Hors les Murs de David Lambert

Pour son premier long métrage, après Vivre encore un peu (2009), court très remarqué, David Lambert filme une histoire d'amour entre deux garçons et parvient d'emblée à s'échapper de la thématique sociale « homosexualité » pour s'attacher, avec exigence, à enregistrer une passion fulgurante cadrée de près, sans fioritures. Inutile de dire combien ce projet a eu des difficultés à trouver des financements; une histoire d'amour entre deux hommes semble toujours, surtout en Belgique, un sujet peu enthousiasmant pour les producteurs.

Le scénario, habilement construit, présente deux personnages immanquablement attirés l'un par l'autre, au-delà de leur sexe, de leur genre et de leur milieu de vie et dont l'un va être dépassé par ce qui lui arrive et entraîné dans une recherche de lui-même et d'une nouvelle direction à donner à son existence. Car Ilir est un déclencheur, un détonateur qui allume des feux insoupçonnés dans le cœur de Paulo. Lambert recherche cette circulation ardente du désir, dans cette proximité de la caméra avec les corps, dans l'appartement d'Ilir, reflet inspiré de ces amours flamboyantes et un peu bordéliques. Il y a là, dans cette chambre, où l'histoire s'éveille et où elle bifurque, comme une évidence des corps et des gestes parfaitement captés par le réalisateur. Mais si cette passion semble évidente pour Ilir, elle agit sur Paulo comme une attraction à double tranchant. Il s'y love avec force, mais peine à l'assumer devant sa fiancée, une faille dans un récit pourtant trouble et intense.
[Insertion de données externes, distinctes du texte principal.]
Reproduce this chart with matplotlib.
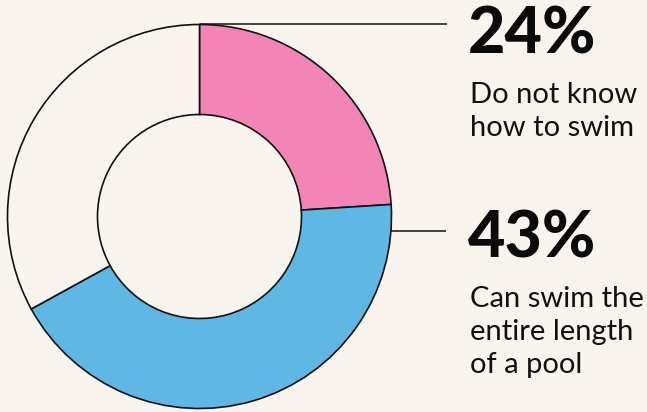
import matplotlib
matplotlib.use("Agg")
import matplotlib.pyplot as plt

# Data
categories = ["Do not know how to swim", "Can swim the entire length of a pool", "Other"]
values = [24, 43, 33]
pct_labels = ["24%", "43%"]
desc_lines = [["Do not know", "how to swim"], ["Can swim the", "entire length", "of a pool"]]

BG = "#F9F5EE"
colors = ["#F285B5", "#5FB7E3", BG]

W, H = 647, 412
fig = plt.figure(figsize=(W / 100, H / 100), dpi=100, facecolor=BG)
ax = fig.add_axes([0, 0, 1, 1])
ax.set_facecolor(BG)

cx, cy = 199.5, H - 216.5
R_out, R_in = 192, 102
ax.pie(values, colors=colors, startangle=90, counterclock=False,
       radius=R_out, center=(cx, cy),
       wedgeprops=dict(width=R_out - R_in, edgecolor="#111111", linewidth=1.2))

ax.set_xlim(0, W)
ax.set_ylim(0, H)
ax.set_aspect("equal")
ax.axis("off")

# leader lines
ax.plot([cx, 447], [H - 24, H - 24], color="#111111", lw=1.1, solid_capstyle="butt")
ax.plot([390, 446], [H - 231, H - 231], color="#111111", lw=1.1, solid_capstyle="butt")

fam = ["Lato", "DejaVu Sans"]
tx = 468
pct_base = [53, 258]
desc_base = [[103, 136], [307, 340, 373]]
for i, p in enumerate(pct_labels):
    ax.text(tx, H - pct_base[i], p, fontsize=46.5, fontweight="black", family=fam,
            color="#0a0a0a", va="baseline", ha="left")
    for line, b in zip(desc_lines[i], desc_base[i]):
        ax.text(tx + 2, H - b, line, fontsize=21, family=fam, color="#111111",
                va="baseline", ha="left")

fig.savefig("out.png", dpi=100, facecolor=BG)
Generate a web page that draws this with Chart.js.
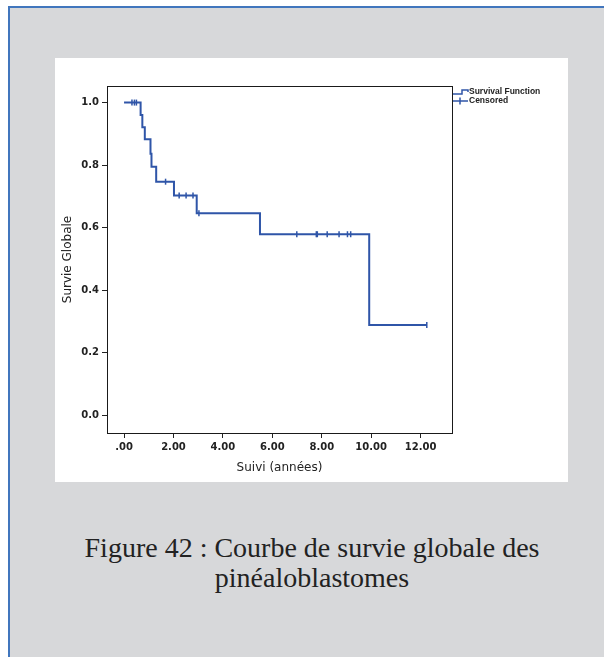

Transparente et peu crédible, elle ne donne jamais le change dans une histoire qui ne semble pas s'intéresser à elle. Les doutes de Paulo ne sont jamais confrontés à cette relation qui est très vite un mauvais souvenir.
La seconde partie marque la rupture physique entre les deux amants. Arrêté pour une broutille, Ilir se retrouve en prison sans que Paulo ne soit au courant. Si David Lambert perd en intensité, en desserrant son cadre, il montre avec justesse l'état d'abandon, de sevrage sentimental qui vont déstabiliser Paulo et le pousser à se retrouver soi, d'une autre façon. Ce malentendu (l'enfermement d'Ilir) est le prétexte scénaristique qui interroge les limites de la passion amoureuse, plutôt fragiles.
En contrebalançant le tempo fiévreux de la première partie, David Lambert semble apaiser la fureur des affects trop brûlants pour durer. Pourtant, l'intensité du jeu de Guillaume Gouix, bouleversant Ilir, laisse la trace marquante d'un film d'amour étonnant et inhabituel.